▸ **Task requirements**
Omit the pictures and return every entry exactly as written.

[Start of Records shown]

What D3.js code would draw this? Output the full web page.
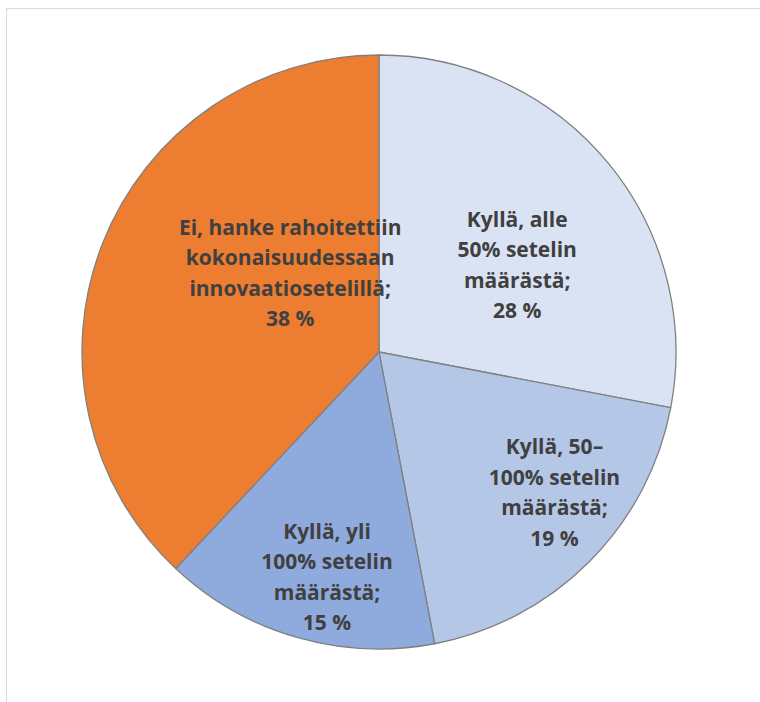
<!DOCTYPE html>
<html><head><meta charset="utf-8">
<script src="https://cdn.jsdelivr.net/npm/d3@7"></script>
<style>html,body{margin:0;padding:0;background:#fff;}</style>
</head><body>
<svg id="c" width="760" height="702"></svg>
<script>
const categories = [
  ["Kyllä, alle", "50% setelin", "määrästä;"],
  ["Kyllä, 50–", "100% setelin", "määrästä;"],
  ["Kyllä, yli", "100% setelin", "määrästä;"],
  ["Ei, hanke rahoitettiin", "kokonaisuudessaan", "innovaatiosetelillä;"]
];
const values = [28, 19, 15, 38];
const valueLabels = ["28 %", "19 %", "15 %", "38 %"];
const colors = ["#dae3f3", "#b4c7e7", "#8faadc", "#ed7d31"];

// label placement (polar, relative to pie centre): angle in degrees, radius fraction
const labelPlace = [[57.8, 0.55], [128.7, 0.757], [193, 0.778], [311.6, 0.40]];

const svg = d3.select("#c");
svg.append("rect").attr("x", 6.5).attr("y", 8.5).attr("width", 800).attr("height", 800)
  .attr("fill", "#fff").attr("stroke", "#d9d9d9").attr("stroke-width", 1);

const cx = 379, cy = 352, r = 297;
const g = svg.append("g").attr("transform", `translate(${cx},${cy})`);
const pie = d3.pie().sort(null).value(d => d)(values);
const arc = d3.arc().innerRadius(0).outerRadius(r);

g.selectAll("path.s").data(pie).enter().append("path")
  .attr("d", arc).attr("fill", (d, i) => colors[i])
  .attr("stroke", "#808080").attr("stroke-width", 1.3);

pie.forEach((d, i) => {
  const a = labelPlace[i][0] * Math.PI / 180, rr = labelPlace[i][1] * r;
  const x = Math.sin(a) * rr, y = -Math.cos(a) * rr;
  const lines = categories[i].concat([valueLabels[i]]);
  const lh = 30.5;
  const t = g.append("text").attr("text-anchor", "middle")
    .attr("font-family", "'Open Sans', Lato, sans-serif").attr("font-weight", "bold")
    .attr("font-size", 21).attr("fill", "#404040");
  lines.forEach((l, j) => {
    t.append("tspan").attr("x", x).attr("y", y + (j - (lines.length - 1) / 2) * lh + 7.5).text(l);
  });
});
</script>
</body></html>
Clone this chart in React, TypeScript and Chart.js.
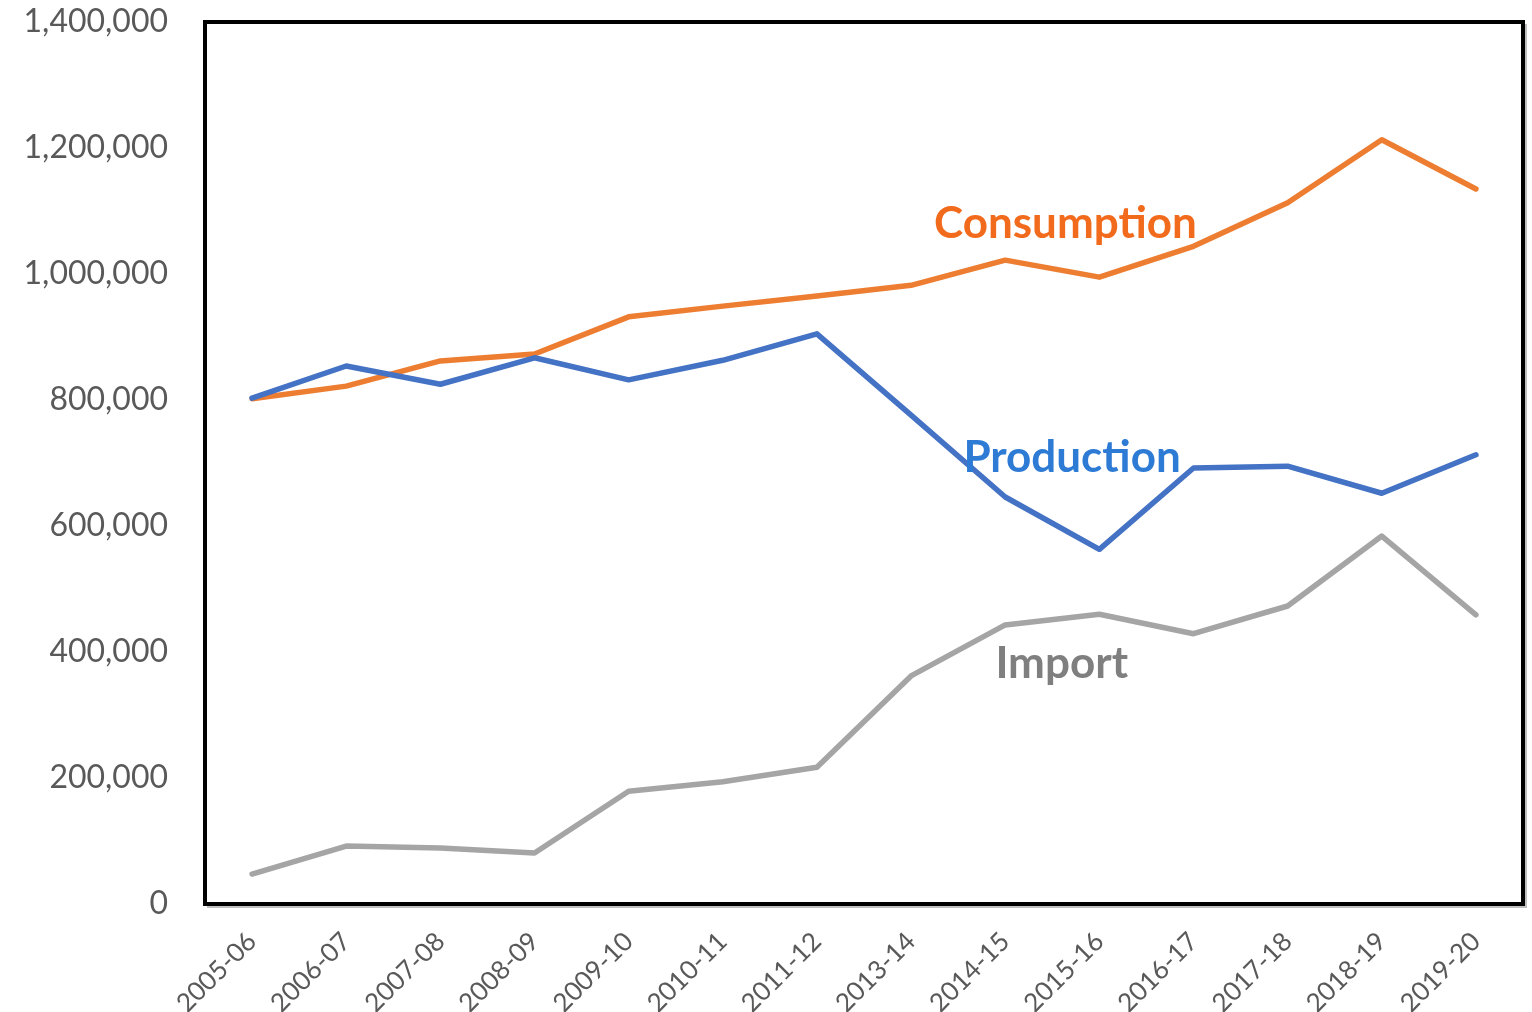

[End of Records shown]

▸ **Result**
What D3.js code would draw this? Output the full web page.
<!DOCTYPE html>
<html><head><meta charset="utf-8">
<script src="https://cdn.jsdelivr.net/npm/d3@7"></script>
<style>html,body{margin:0;padding:0;background:#fff;}</style>
</head><body>
<svg id="c" width="760" height="702"></svg>
<script>
const categories = [
  ["Kyllä, alle", "50% setelin", "määrästä;"],
  ["Kyllä, 50–", "100% setelin", "määrästä;"],
  ["Kyllä, yli", "100% setelin", "määrästä;"],
  ["Ei, hanke rahoitettiin", "kokonaisuudessaan", "innovaatiosetelillä;"]
];
const values = [28, 19, 15, 38];
const valueLabels = ["28 %", "19 %", "15 %", "38 %"];
const colors = ["#dae3f3", "#b4c7e7", "#8faadc", "#ed7d31"];

// label placement (polar, relative to pie centre): angle in degrees, radius fraction
const labelPlace = [[57.8, 0.55], [128.7, 0.757], [193, 0.778], [311.6, 0.40]];

const svg = d3.select("#c");
svg.append("rect").attr("x", 6.5).attr("y", 8.5).attr("width", 800).attr("height", 800)
  .attr("fill", "#fff").attr("stroke", "#d9d9d9").attr("stroke-width", 1);

const cx = 379, cy = 352, r = 297;
const g = svg.append("g").attr("transform", `translate(${cx},${cy})`);
const pie = d3.pie().sort(null).value(d => d)(values);
const arc = d3.arc().innerRadius(0).outerRadius(r);

g.selectAll("path.s").data(pie).enter().append("path")
  .attr("d", arc).attr("fill", (d, i) => colors[i])
  .attr("stroke", "#808080").attr("stroke-width", 1.3);

pie.forEach((d, i) => {
  const a = labelPlace[i][0] * Math.PI / 180, rr = labelPlace[i][1] * r;
  const x = Math.sin(a) * rr, y = -Math.cos(a) * rr;
  const lines = categories[i].concat([valueLabels[i]]);
  const lh = 30.5;
  const t = g.append("text").attr("text-anchor", "middle")
    .attr("font-family", "'Open Sans', Lato, sans-serif").attr("font-weight", "bold")
    .attr("font-size", 21).attr("fill", "#404040");
  lines.forEach((l, j) => {
    t.append("tspan").attr("x", x).attr("y", y + (j - (lines.length - 1) / 2) * lh + 7.5).text(l);
  });
});
</script>
</body></html>
Clone this chart in React, TypeScript and Chart.js.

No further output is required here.